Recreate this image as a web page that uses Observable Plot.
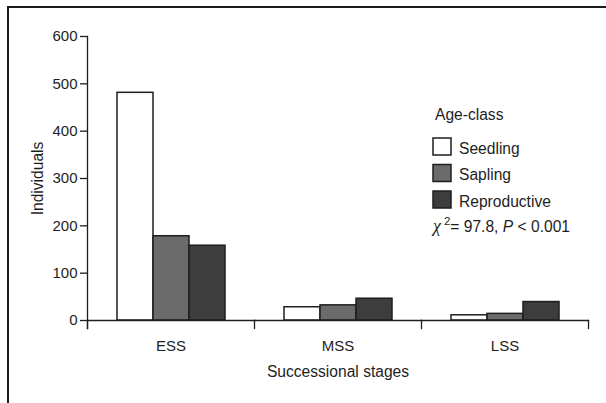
<!DOCTYPE html>
<html><head><meta charset="utf-8">
<script src="https://cdn.jsdelivr.net/npm/d3@7"></script>
<script src="https://cdn.jsdelivr.net/npm/@observablehq/plot@0.6"></script>
<style>body{margin:0;background:#fff} #chart{width:606px;height:403px}</style>
</head><body><div id="chart"></div>
<script>
const stages = ["ESS", "MSS", "LSS"];
const ageClasses = ["Seedling", "Sapling", "Reproductive"];
const seedling = [481, 28, 11];
const sapling = [178, 32, 14];
const reproductive = [158, 46, 39];
const yTicks = [0, 100, 200, 300, 400, 500, 600];
const classColors = ["#ffffff", "#6b6b6b", "#3d3d3d"];
const legendTitle = "Age-class";
const yLabel = "Individuals";
const xLabel = "Successional stages";

const series = {Seedling: seedling, Sapling: sapling, Reproductive: reproductive};
const data = stages.flatMap((s, i) => ageClasses.map(c => ({stage: s, cls: c, value: series[c][i]})));

const font = "'Liberation Sans', Arial, Helvetica, sans-serif";
const ink = "#1e1e1e";
const fs = 15;
const fsText = 15.6;

const plot = Plot.plot({
  width: 606, height: 403,
  marginLeft: 87, marginRight: 18, marginTop: 36, marginBottom: 83,
  style: {fontFamily: font, fontSize: fs + "px", color: ink, background: "white", overflow: "visible"},
  fx: {domain: stages, padding: 0, label: null, axis: null},
  x: {domain: ageClasses, paddingInner: 0, paddingOuter: 0.757, axis: null},
  y: {domain: [0, 600], ticks: yTicks, axis: null},
  color: {domain: ageClasses, range: classColors},
  marks: [
    Plot.barY(data, {fx: "stage", x: "cls", y: "value", fill: "cls", stroke: ink, strokeWidth: 1.5}),
    Plot.frame({anchor: "bottom", stroke: ink, strokeWidth: 1.3}),
    Plot.frame({anchor: "left", facetAnchor: "left", insetBottom: -8, stroke: ink, strokeWidth: 1.3}),
    Plot.frame({anchor: "left", insetTop: 284, insetBottom: -8, stroke: ink, strokeWidth: 1.3}),
    Plot.frame({anchor: "right", facetAnchor: "right", insetTop: 284, insetBottom: -8, stroke: ink, strokeWidth: 1.3}),
    Plot.axisY({ticks: yTicks, tickSize: 7, tickPadding: 3, fontSize: fs, label: null, stroke: ink, strokeWidth: 1.3}),
    Plot.axisY({ticks: [], tickSize: 0, fontSize: fsText, label: yLabel, labelAnchor: "center", labelArrow: "none", labelOffset: 56}),
    Plot.axisFx({anchor: "bottom", tickSize: 0, tickPadding: 20, fontSize: fs, label: null}),
    Plot.axisFx({anchor: "bottom", ticks: [], tickSize: 0, fontSize: fsText, label: xLabel, labelAnchor: "center", labelArrow: "none", labelOffset: 56})
  ]
});
document.getElementById("chart").appendChild(plot);

const svg = d3.select(plot);
const colorScale = plot.scale("color");
const lg = svg.append("g").attr("font-family", font).attr("font-size", fsText).attr("fill", ink).attr("text-anchor", "start");
lg.append("text").attr("x", 435).attr("y", 120).text(legendTitle);
ageClasses.forEach((c, i) => {
  lg.append("rect").attr("x", 433).attr("y", 138 + i * 26.5).attr("width", 18).attr("height", 17)
    .attr("fill", colorScale.apply(c)).attr("stroke", ink).attr("stroke-width", 1.5);
  lg.append("text").attr("x", 459).attr("y", 153.5 + i * 26.5).text(c);
});
const stat = lg.append("text").attr("x", 433).attr("y", 231.5);
stat.append("tspan").attr("font-style", "italic").attr("font-family", "'Liberation Serif', serif").attr("font-size", 18).text("χ");
stat.append("tspan").attr("font-size", 11.5).attr("dy", -7).attr("dx", 3).text("2");
stat.append("tspan").attr("dy", 7).text("= 97.8, ");
stat.append("tspan").attr("font-style", "italic").text("P");
stat.append("tspan").text(" < 0.001");

// outer image border (top and left)
svg.append("path").attr("d", "M8,403V7H606").attr("fill", "none").attr("stroke", "#1a1a1a").attr("stroke-width", 2);
</script>
</body></html>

What the task asks - Transcribe the listing above verbatim. Omit the pictures.

The output -
Recreate this image as a web page that uses Observable Plot.
<!DOCTYPE html>
<html><head><meta charset="utf-8">
<script src="https://cdn.jsdelivr.net/npm/d3@7"></script>
<script src="https://cdn.jsdelivr.net/npm/@observablehq/plot@0.6"></script>
<style>body{margin:0;background:#fff} #chart{width:606px;height:403px}</style>
</head><body><div id="chart"></div>
<script>
const stages = ["ESS", "MSS", "LSS"];
const ageClasses = ["Seedling", "Sapling", "Reproductive"];
const seedling = [481, 28, 11];
const sapling = [178, 32, 14];
const reproductive = [158, 46, 39];
const yTicks = [0, 100, 200, 300, 400, 500, 600];
const classColors = ["#ffffff", "#6b6b6b", "#3d3d3d"];
const legendTitle = "Age-class";
const yLabel = "Individuals";
const xLabel = "Successional stages";

const series = {Seedling: seedling, Sapling: sapling, Reproductive: reproductive};
const data = stages.flatMap((s, i) => ageClasses.map(c => ({stage: s, cls: c, value: series[c][i]})));

const font = "'Liberation Sans', Arial, Helvetica, sans-serif";
const ink = "#1e1e1e";
const fs = 15;
const fsText = 15.6;

const plot = Plot.plot({
  width: 606, height: 403,
  marginLeft: 87, marginRight: 18, marginTop: 36, marginBottom: 83,
  style: {fontFamily: font, fontSize: fs + "px", color: ink, background: "white", overflow: "visible"},
  fx: {domain: stages, padding: 0, label: null, axis: null},
  x: {domain: ageClasses, paddingInner: 0, paddingOuter: 0.757, axis: null},
  y: {domain: [0, 600], ticks: yTicks, axis: null},
  color: {domain: ageClasses, range: classColors},
  marks: [
    Plot.barY(data, {fx: "stage", x: "cls", y: "value", fill: "cls", stroke: ink, strokeWidth: 1.5}),
    Plot.frame({anchor: "bottom", stroke: ink, strokeWidth: 1.3}),
    Plot.frame({anchor: "left", facetAnchor: "left", insetBottom: -8, stroke: ink, strokeWidth: 1.3}),
    Plot.frame({anchor: "left", insetTop: 284, insetBottom: -8, stroke: ink, strokeWidth: 1.3}),
    Plot.frame({anchor: "right", facetAnchor: "right", insetTop: 284, insetBottom: -8, stroke: ink, strokeWidth: 1.3}),
    Plot.axisY({ticks: yTicks, tickSize: 7, tickPadding: 3, fontSize: fs, label: null, stroke: ink, strokeWidth: 1.3}),
    Plot.axisY({ticks: [], tickSize: 0, fontSize: fsText, label: yLabel, labelAnchor: "center", labelArrow: "none", labelOffset: 56}),
    Plot.axisFx({anchor: "bottom", tickSize: 0, tickPadding: 20, fontSize: fs, label: null}),
    Plot.axisFx({anchor: "bottom", ticks: [], tickSize: 0, fontSize: fsText, label: xLabel, labelAnchor: "center", labelArrow: "none", labelOffset: 56})
  ]
});
document.getElementById("chart").appendChild(plot);

const svg = d3.select(plot);
const colorScale = plot.scale("color");
const lg = svg.append("g").attr("font-family", font).attr("font-size", fsText).attr("fill", ink).attr("text-anchor", "start");
lg.append("text").attr("x", 435).attr("y", 120).text(legendTitle);
ageClasses.forEach((c, i) => {
  lg.append("rect").attr("x", 433).attr("y", 138 + i * 26.5).attr("width", 18).attr("height", 17)
    .attr("fill", colorScale.apply(c)).attr("stroke", ink).attr("stroke-width", 1.5);
  lg.append("text").attr("x", 459).attr("y", 153.5 + i * 26.5).text(c);
});
const stat = lg.append("text").attr("x", 433).attr("y", 231.5);
stat.append("tspan").attr("font-style", "italic").attr("font-family", "'Liberation Serif', serif").attr("font-size", 18).text("χ");
stat.append("tspan").attr("font-size", 11.5).attr("dy", -7).attr("dx", 3).text("2");
stat.append("tspan").attr("dy", 7).text("= 97.8, ");
stat.append("tspan").attr("font-style", "italic").text("P");
stat.append("tspan").text(" < 0.001");

// outer image border (top and left)
svg.append("path").attr("d", "M8,403V7H606").attr("fill", "none").attr("stroke", "#1a1a1a").attr("stroke-width", 2);
</script>
</body></html>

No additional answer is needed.